→ **What you will do**:
Skip the pictures. Set down, word for word, the lines from the start of the material up to and including the line with "(traj) at (944,334)".
-------------------------
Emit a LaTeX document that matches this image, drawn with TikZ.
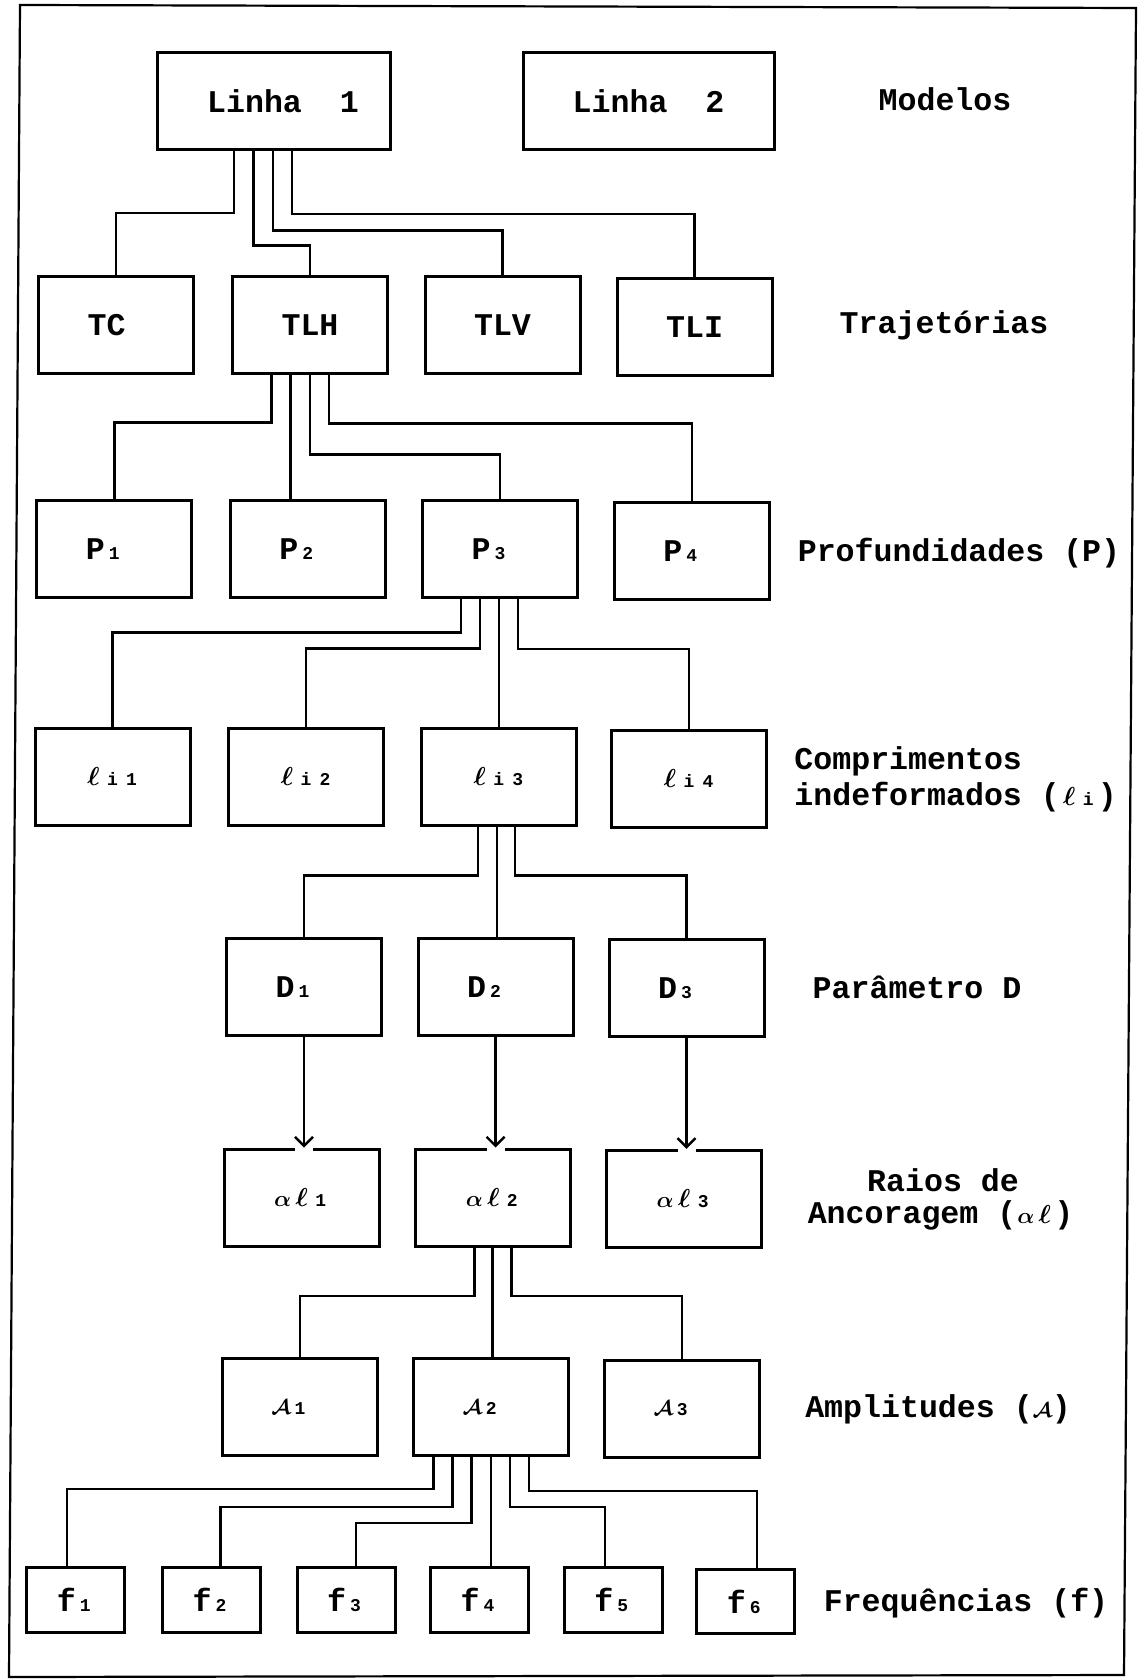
\documentclass[tikz,border=0pt]{standalone}
\usepackage{fontspec}
\usepackage{graphicx}
\usepackage{bm}
\setmainfont{Liberation Mono}
\usetikzlibrary{calc,arrows.meta}
\newcommand\tcell[1]{\makebox[0.6em][c]{#1}}
\newcommand\sbx[1]{\makebox[0.6em][c]{\fontsize{9}{9}\selectfont #1}}
\newcommand\lell{\tcell{\fontsize{10}{10}\selectfont\scalebox{1.3}{$\bm{\ell}$}}}
\newcommand\alf{\tcell{\fontsize{10}{10}\selectfont\scalebox{1.12}{$\bm{\alpha}$}}}
\newcommand\calA{\tcell{\fontsize{10}{10}\selectfont\scalebox{1.05}{$\bm{\mathcal{A}}$}}}
\tikzset{
  txt/.style={font=\fontsize{15.8}{18}\selectfont\bfseries},
  bx/.style={txt, draw, line width=1.5pt, inner sep=0pt, minimum width=77.5pt, minimum height=48.5pt},
  fbx/.style={bx, minimum width=49pt, minimum height=32.25pt},
  conn/.style={line width=1.2pt},
  arr/.style={line width=1.2pt, -{Straight Barb[length=4.5pt,width=9pt,line width=1.2pt]}},
  lab/.style={txt, inner sep=0pt, anchor=base},
  gap/.style={fill=white}
}
\begin{document}
\begin{tikzpicture}[x=0.5pt,y=-0.5pt]
\useasboundingbox (0,0) rectangle (1144,1679);
\draw[line width=1.1pt] (20,5) -- (1136,8) -- (1124,1675) -- (9,1677) -- cycle;

% Row 1
\node[bx, minimum width=116.5pt, minimum height=48.25pt] (L1) at (273.5,100.8) {\tcell{}Linha\tcell{}\tcell{}1};
\node[bx, minimum width=125.5pt] (L2) at (648.5,101.5) {Linha\tcell{}\tcell{}2};
\node[lab] (mod) at (945,111) {Modelos};

% Row 2
\node[bx] (TC)  at (116,325)   {TC\tcell{}};
\node[bx] (TLH) at (310,325)   {TLH};
\node[bx] (TLV) at (502.5,325) {TLV};
\node[bx] (TLI) at (694.6,327) {TLI};
\node[lab] (traj) at (944,334) {Trajetórias};

% Row 3
\node[bx] (P1) at (114.3,549) {P\sbx{1}\tcell{}};
\node[bx] (P2) at (307.8,549) {P\sbx{2}\tcell{}};
\node[bx] (P3) at (500,549)   {P\sbx{3}\tcell{}};
\node[bx] (P4) at (691.7,551) {P\sbx{4}\tcell{}};
\node[lab] (prof) at (959,561) {Profundidades (P)};

% Row 4
\node[bx] (l1) at (112.5,776.7) {\lell\sbx{i}\sbx{1}};
\node[bx] (l2) at (306,776.7)   {\lell\sbx{i}\sbx{2}};
\node[bx] (l3) at (498.8,776.7) {\lell\sbx{i}\sbx{3}};
\node[bx] (l4) at (689,778.7)   {\lell\sbx{i}\sbx{4}};
\node[lab, anchor=base west] (comp1) at (794,769) {Comprimentos};
\node[lab, anchor=base west] (comp2) at (794,805) {indeformados (\lell\sbx{i})};

% Row 5
\node[bx] (D1) at (304,986.8)   {D\sbx{1}\tcell{}};
\node[bx] (D2) at (495.6,986.8) {D\sbx{2}\tcell{}};
\node[bx] (D3) at (686.5,988.3) {D\sbx{3}\tcell{}};
\node[lab] (par) at (917,998) {Parâmetro D};

% Row 6
\node[bx] (a1) at (301.7,1197.5) {\alf\lell\sbx{1}};
\node[bx] (a2) at (493.4,1197.5) {\alf\lell\sbx{2}};
\node[bx] (a3) at (684.2,1198.8) {\alf\lell\sbx{3}};
\node[lab] (raio1) at (943,1191) {Raios de};
\node[lab] (raio2) at (940.5,1223) {Ancoragem (\alf\lell)};

% Row 7
\node[bx] (A1) at (300,1407)    {\calA\sbx{1}\tcell{}};
\node[bx] (A2) at (491.3,1407)  {\calA\sbx{2}\tcell{}};
\node[bx] (A3) at (682.2,1408.5){\calA\sbx{3}\tcell{}};
\node[lab] (ampl) at (938,1417) {Amplitudes (\calA)};

% Row 8
\node[fbx] (f1) at (75.9,1600)   {f\sbx{1}};
\node[fbx] (f2) at (211.6,1600)  {f\sbx{2}};
\node[fbx] (f3) at (346,1600)    {f\sbx{3}};
\node[fbx] (f4) at (479.5,1600)  {f\sbx{4}};
\node[fbx] (f5) at (613.4,1600)  {f\sbx{5}};
\node[fbx] (f6) at (745.7,1601.6){f\sbx{6}};
\node[lab] (freq) at (966,1611) {Frequências (f)};

% Connectors Linha 1 -> trajectories
\draw[conn] ($(L1.south)+(-39.5,0)$) -- ++(0,62.5) -| (TC.north);
\draw[conn] ($(L1.south)+(-20,0)$)   -- ++(0,95)   -| (TLH.north);
\draw[conn] ($(L1.south)+(-0.5,0)$)  -- ++(0,80)   -| (TLV.north);
\draw[conn] ($(L1.south)+(18.5,0)$)  -- ++(0,63.5) -| (TLI.north);

% TLH -> P
\draw[conn] ($(TLH.south)+(-38.6,0)$) -- ++(0,47.5) -| (P1.north);
\draw[conn] ($(TLH.south)+(-19.6,0)$) coordinate (t2) -- (t2 |- P2.north);
\draw[conn] ($(TLH.south)+(-0.3,0)$)  -- ++(0,79.6) -| (P3.north);
\draw[conn] ($(TLH.south)+(19,0)$)    -- ++(0,48.5) -| (P4.north);

% P3 -> l
\draw[conn] ($(P3.south)+(-39.2,0)$) -- ++(0,33.4) -| (l1.north);
\draw[conn] ($(P3.south)+(-20,0)$)   -- ++(0,49.5) -| (l2.north);
\draw[conn] ($(P3.south)+(-1,0)$) coordinate (p3) -- (p3 |- l3.north);
\draw[conn] ($(P3.south)+(18,0)$)    -- ++(0,50)   -| (l4.north);

% l3 -> D
\draw[conn] ($(l3.south)+(-20.8,0)$) -- ++(0,48.7) -| (D1.north);
\draw[conn] ($(l3.south)+(-1.8,0)$) coordinate (q3) -- (q3 |- D2.north);
\draw[conn] ($(l3.south)+(16.2,0)$)  -- ++(0,48.7) -| (D3.north);

% D -> alpha l (arrows)
\fill[gap] ($(D1.south |- a1.north)+(-9,-2)$) rectangle ++(18,7);
\fill[gap] ($(D2.south |- a2.north)+(-9,-2)$) rectangle ++(18,7);
\fill[gap] ($(D3.south |- a3.north)+(-9,-2)$) rectangle ++(18,7);
\draw[arr] (D1.south) -- (D1.south |- a1.north);
\draw[arr] (D2.south) -- (D2.south |- a2.north);
\draw[arr] (D3.south) -- (D3.south |- a3.north);

% a2 -> A
\draw[conn] ($(a2.south)+(-19.1,0)$) -- ++(0,48.2) -| (A1.north);
\draw[conn] ($(a2.south)+(-0.9,0)$) coordinate (r2) -- (r2 |- A2.north);
\draw[conn] ($(a2.south)+(18.1,0)$)  -- ++(0,48.2) -| (A3.north);

% A2 -> f
\draw[conn] ($(A2.south)+(-57.9,0)$) -- ++(0,32)   -| ($(f1.north)+(-9,0)$);
\draw[conn] ($(A2.south)+(-38.9,0)$) -- ++(0,49.8) -| ($(f2.north)+(9,0)$);
\draw[conn] ($(A2.south)+(-19.9,0)$) -- ++(0,65.8) -| ($(f3.north)+(9.7,0)$);
\draw[conn] ($(A2.south)+(-0.6,0)$) coordinate (s4) -- (s4 |- f4.north);
\draw[conn] ($(A2.south)+(18.4,0)$)  -- ++(0,49.8) -| ($(f5.north)+(-8.6,0)$);
\draw[conn] ($(A2.south)+(37.7,0)$)  -- ++(0,33.7) -| ($(f6.north)+(11.3,0)$);
\end{tikzpicture}
\end{document}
-------------------------
→ **Solved exercise**:
Emit a LaTeX document that matches this image, drawn with TikZ.
\documentclass[tikz,border=0pt]{standalone}
\usepackage{fontspec}
\usepackage{graphicx}
\usepackage{bm}
\setmainfont{Liberation Mono}
\usetikzlibrary{calc,arrows.meta}
\newcommand\tcell[1]{\makebox[0.6em][c]{#1}}
\newcommand\sbx[1]{\makebox[0.6em][c]{\fontsize{9}{9}\selectfont #1}}
\newcommand\lell{\tcell{\fontsize{10}{10}\selectfont\scalebox{1.3}{$\bm{\ell}$}}}
\newcommand\alf{\tcell{\fontsize{10}{10}\selectfont\scalebox{1.12}{$\bm{\alpha}$}}}
\newcommand\calA{\tcell{\fontsize{10}{10}\selectfont\scalebox{1.05}{$\bm{\mathcal{A}}$}}}
\tikzset{
  txt/.style={font=\fontsize{15.8}{18}\selectfont\bfseries},
  bx/.style={txt, draw, line width=1.5pt, inner sep=0pt, minimum width=77.5pt, minimum height=48.5pt},
  fbx/.style={bx, minimum width=49pt, minimum height=32.25pt},
  conn/.style={line width=1.2pt},
  arr/.style={line width=1.2pt, -{Straight Barb[length=4.5pt,width=9pt,line width=1.2pt]}},
  lab/.style={txt, inner sep=0pt, anchor=base},
  gap/.style={fill=white}
}
\begin{document}
\begin{tikzpicture}[x=0.5pt,y=-0.5pt]
\useasboundingbox (0,0) rectangle (1144,1679);
\draw[line width=1.1pt] (20,5) -- (1136,8) -- (1124,1675) -- (9,1677) -- cycle;

% Row 1
\node[bx, minimum width=116.5pt, minimum height=48.25pt] (L1) at (273.5,100.8) {\tcell{}Linha\tcell{}\tcell{}1};
\node[bx, minimum width=125.5pt] (L2) at (648.5,101.5) {Linha\tcell{}\tcell{}2};
\node[lab] (mod) at (945,111) {Modelos};

% Row 2
\node[bx] (TC)  at (116,325)   {TC\tcell{}};
\node[bx] (TLH) at (310,325)   {TLH};
\node[bx] (TLV) at (502.5,325) {TLV};
\node[bx] (TLI) at (694.6,327) {TLI};
\node[lab] (traj) at (944,334) {Trajetórias};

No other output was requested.